Bradbury, a Kennesaw State University economist, said the promised jobs and
investment often don’t justify such heavy subsidies. “That type of
investment normally assures you a share of the profits. That’s generous,”
Bradbury said of the SK Innovation package.
In an
interview earlier this week, the company’s CEO, Jun Kim, said Georgia’s
offer was similar to packages from other Sun Belt states that courted the
company.
“But there
were other factors than just tax benefits that were weighed quite heavily on
our decisions,” Kim said, including workforce availability, the state’s business
climate and perhaps most importantly, Georgia’s Quick Start customized training
program.
“Since
we’re not planning to do just business for one or two years in the easiest
places and just exit, our plan is to find a place we could grow together with
the community as a part of the community,” Kim said. “The selection of the
location was more of a process of deciding who we wanted to work with.”
The bulk
of the state incentives are tax credits or exemptions that require the company
to hire and retain workers for certain periods of time, or make certain
investments for the company to claim the tax break.
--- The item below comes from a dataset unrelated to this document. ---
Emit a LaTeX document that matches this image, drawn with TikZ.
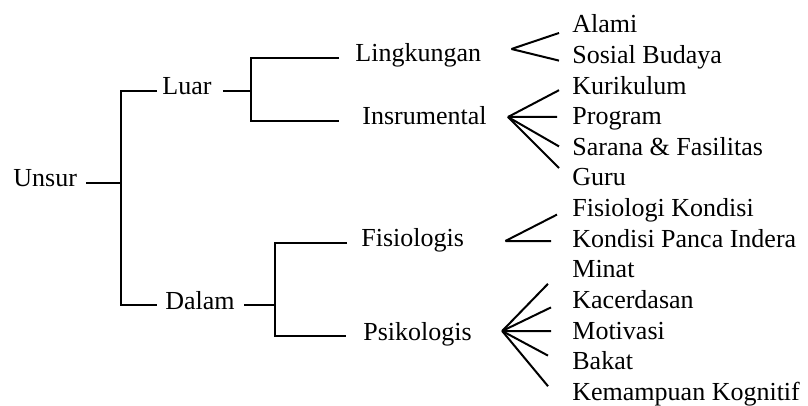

The $18.75 million state
grant also includes a claw back mechanism that allows Georgia to seek repayment
if SK fails to meet at least 80 percent of its combined jobs and investment
goal.
Georgia is
no stranger to blockbuster incentives offerings. The state’s unsuccessful pitch
for Amazon’s second headquarters featured more
than $2 billion in incentives, including a state-funded training academy, an exclusive lounge
and free parking at Atlanta’s airport and an Amazon-dedicated car on
MARTA.
Georgia
started recruiting SK Innovation, which is part of South Korean conglomerate SK
Group, near the end of former Gov. Nathan Deal’s second term. In October, about
six weeks before the
project was formally announced,
Georgia’s
top economic development recruiter delivered the state’s secret
offer. “Georgia offers unique assets that give your business the advantage
it needs to grow and compete,” Pat Wilson, the state’s commissioner of
economic development, wrote the company in a letter dated Oct. 10. “Georgia’s
outstanding logistics, well-trained and educated workforce, low business costs,
pro-business climate and high quality of life have landed it on a number of
“Best Of” lists.”
Included
in the “Best Of’ lists was Georgia’s top ranking for business by industry
publication Site Selection.
The
five-page letter, which referenced the battery factory as “Project Hercules,”
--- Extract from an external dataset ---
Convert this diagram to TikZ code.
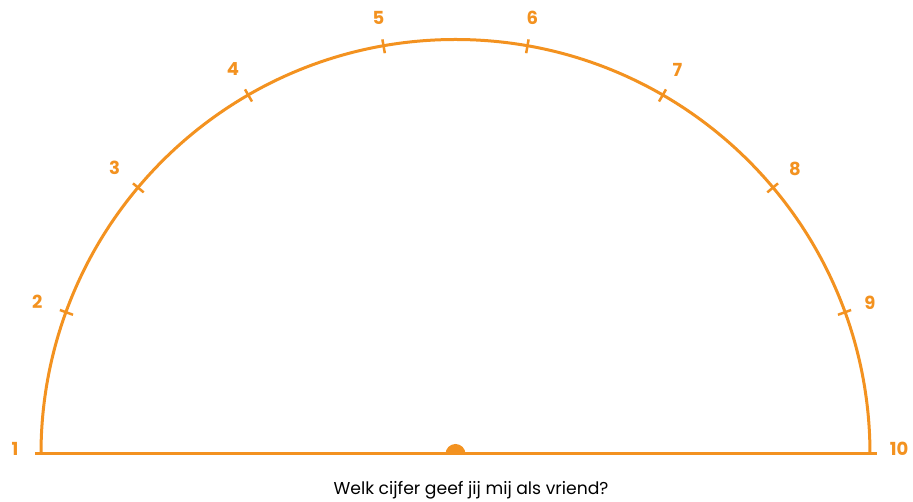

went on to detail tax breaks, grants and other perks SK qualified to
receive.
The list
includes:
· A state
project development grant of $18.75 million.
· 283 acres
of free land valued at $18.76 million.
· Mega
Project Tax Credits for new jobs created valued at more than $53 million if the
company meets its goals.
· Georgia
Quick Start training to prepare new workers valued at nearly $7.4
million.
The letter
values the state incentives at $176.8 million, not including potential ongoing
incentives such as the R&D tax credit and tax exemptions for qualified
machinery and software used in manufacturing, energy used in the manufacturing
of batteries and for high-tech investments such as equipment for sensitive
production areas known as “clean rooms.”
Jackson
County offered $122.7 million in incentives, including 20 years of property tax
breaks, according to the document.
Andres / bandres@ajc.com
The letter
valued the incentives assuming SK would spend $1.6 billion on the factory and
hire 2,032 people at an average wage of $40,000 per year within six
years.
Many
economists often tout the job-creating power of manufacturing because of the
potential for spin-off growth from suppliers and other ancillary
businesses. But Bradbury said such incentive packages are unfair to other
taxpayers who don’t receive the same sorts of subsidies and will shoulder a
greater tax burden.
Gov. Brian
Kemp said Tuesday landing SK “shows the commitment we have for remaining the
No. 1 state in the country for business.” Kemp said
“We’ll see
how it plays out over the years,” he said following the groundbreaking
ceremony. “But also, we have the great opportunity for other manufacturers and
suppliers to the company to come with them, which would just create good
opportunities further down the line for hardworking Georgians.